コーチングは、問題を解決するべくアドバイスをするのではなく、傾聴や質問を通して相談者に気づきを促し、相談者自身が回答を導き出すのを援助する役割を果たします。
また、カウンセリングは、相談者の心の変化を助けるのが役割です。
解決のアドバイスをすることはしない
ある雑誌に載っていた「人生相談」の事例を見てみましょう。
「彼と付き合って1年なのですが、最近、彼の嫌なところがとても目につくようになりました。お金にだらしなく、自分勝手で、私の前でも平気で他の女性に電話をしたりします。別れようと思うのですが、なかなか決心がつきません。そんな人なのですが、優しいところもあり、いわゆるイケメンで、友達からは『あんなカッコいい彼氏はなかなか見つからないよ。絶対に分かれない方がいい』って言われます。毎日、毎日、どうしようかと、そればかりを考えています。一体どうしたらいいでしょう」
その「相談」に対し、吉本の著名なお笑い芸人がこう回答します。
「あなたは、彼に自分の理想の男性像を求めすぎているような気がします。周囲を見渡してください。大多数は彼みたいな男ばかりですよ。僕だって、お金にだらしない面もありますし、自分本位にならないと気が済まない性格ですし、ラインやフェイスブックで繋がっている女友達はいっぱいいます。大事なのは、あなたが彼を真に大切に想う気持があるかどうか。彼は自分のことを本当に好きでいてくれるあなたの前だからこそ、無防備で生の自分をさらすことができているのだと思います。嫌なところばかりではなく、いいところもたくさんあるはず。優しくてイケメンなんて、これ以上望むべくもない『いいところ』じゃないですか」
相手の弱点ばかり見るのではなく、その弱点を補って余りある長所を改めて見直してみてください、というアドバイスです。

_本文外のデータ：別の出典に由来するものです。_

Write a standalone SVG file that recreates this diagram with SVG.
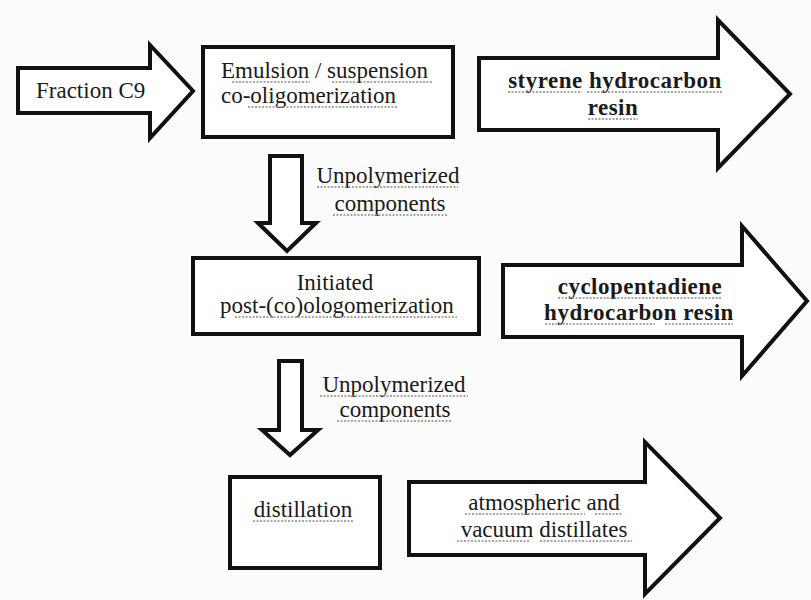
<svg xmlns="http://www.w3.org/2000/svg" width="811" height="600" viewBox="0 0 811 600">
<style>
.bg{fill:#fcfcfc}
.sh{fill:#ffffff;stroke:#111;stroke-width:4;stroke-linejoin:miter}
.t{font-family:'Liberation Serif','Times New Roman',serif;font-size:23px;fill:#1a1a1a}
.c{text-anchor:middle}
.b{font-weight:bold;letter-spacing:0.5px}
.ul{stroke:#8a8a8a;stroke-width:1.6;stroke-dasharray:2 1.5;fill:none}
</style>
<rect class="bg" x="0" y="0" width="811" height="600"/>
<g id="connectors">
<g id="arrow-fraction">
<path class="sh" d="M18,68 H150 V45 L193,91 L150,138 V113 H18 Z"/>
<text class="t" x="36" y="98">Fraction C9</text>
</g>
<g id="arrow-down-1">
<path class="sh" d="M270,156 H302 V223 H316 L287,251 L258,223 H270 Z"/>
<text class="t c" x="388" y="183">Unpolymerized</text>
<text class="t c" x="390" y="211">components</text>
</g>
<g id="arrow-down-2">
<path class="sh" d="M279,361 H302 V430 H318 L290,455 L262,430 H279 Z"/>
<text class="t c" x="394" y="392">Unpolymerized</text>
<text class="t c" x="395" y="417">components</text>
</g>
</g>
<g id="node-emulsion">
<rect class="sh" x="203" y="47" width="250" height="90"/>
<text class="t" x="221" y="78">Emulsion / suspension</text>
<text class="t" x="221" y="103">co-oligomerization</text>
</g>
<g id="node-styrene">
<path class="sh" d="M479,58 H718 V20 L790,94 L718,168 V130 H479 Z"/>
<text class="t c b" x="615" y="88">styrene hydrocarbon</text>
<text class="t c b" x="613" y="115">resin</text>
</g>
<g id="node-initiated">
<rect class="sh" x="193" y="258" width="286" height="76"/>
<text class="t c" x="335" y="290">Initiated</text>
<text class="t c" x="337" y="313">post-(co)ologomerization</text>
</g>
<g id="node-cyclopentadiene">
<path class="sh" d="M503,265 H742 V226 L807,301 L742,376 V337 H503 Z"/>
<text class="t c b" x="640" y="294">cyclopentadiene</text>
<text class="t c b" x="639" y="320">hydrocarbon resin</text>
</g>
<g id="node-distillation">
<rect class="sh" x="230" y="477" width="150" height="91"/>
<text class="t c" x="303" y="517">distillation</text>
</g>
<g id="node-distillates">
<path class="sh" d="M409,482 H645 V442 L720,518 L645,594 V555 H409 Z"/>
<text class="t c" x="544" y="510">atmospheric and</text>
<text class="t c" x="544" y="537">vacuum distillates</text>
</g>
<g id="underlines">
<path class="ul" d="M232,82 H310 M332,82 H433 M248,107 H397 M508,92 H582 M587,92 H723 M588,119 H638 M317,187 H458 M333,215 H447 M235,317 H457 M558,298 H722 M545,324 H655 M665,324 H733 M320,396 H468 M337,421 H452 M253,521 H353 M465,514 H585 M595,514 H623 M457,541 H530 M540,541 H632"/>
</g>
</svg>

なるほどと思う反面、コーチングやカウンセリングの視点から見れば、このようなアドバイスをすることは、まずありません。
解決するのは相談者自身
たとえば、カウンセラーならば、この相談者の「相談」を受けたとき、どのような応対をするでしょうか。
まず、この女性の感じている「心の苦しみ」に視点を当て、その苦しみの深さや質を理解するよう努めると思います。できる限り、相手の苦しみをあたかも自分のことにように感じる努力をする、それこそが「共感」であることを知っているからです。
話す相手に「共感」されていることで、相談者は正直に自分の内面と向き合えるようになり、自分が無理解の彼と付き合うことで、どれほど無理な生き方をしているのかを感じ取るようになります。やがて、心の葛藤から自由になり、より建設的に生きる方向へ自ら踏み出すことができるようになります。そして、彼とこのまま付き合うか、別れるかの判断が、自分の中で自然に浮かび上がってくるはずです。
成長を促すこと
人がコーチングやカウンセリングを受ける意味合いは何でしょうか?
人間は常に成長するものだ、という考えが根本にあります。年齢や経験などは関係なく、人間は永遠に成長ののびしろがある、その成長ののびしろに気づきを与える支援をし、寄り添って行くというのが、コーチングでありカウンセリングであるというのが私たちの考え方です。
相談者の問題を解決してあげるのではなく、その苦しみや戸惑いの原因である心のあり方を相談者自らが発見し、見つめ直すことで、問題を自らが解決に導いていく。それが解決した時に、人間は確実に一歩成長するのです。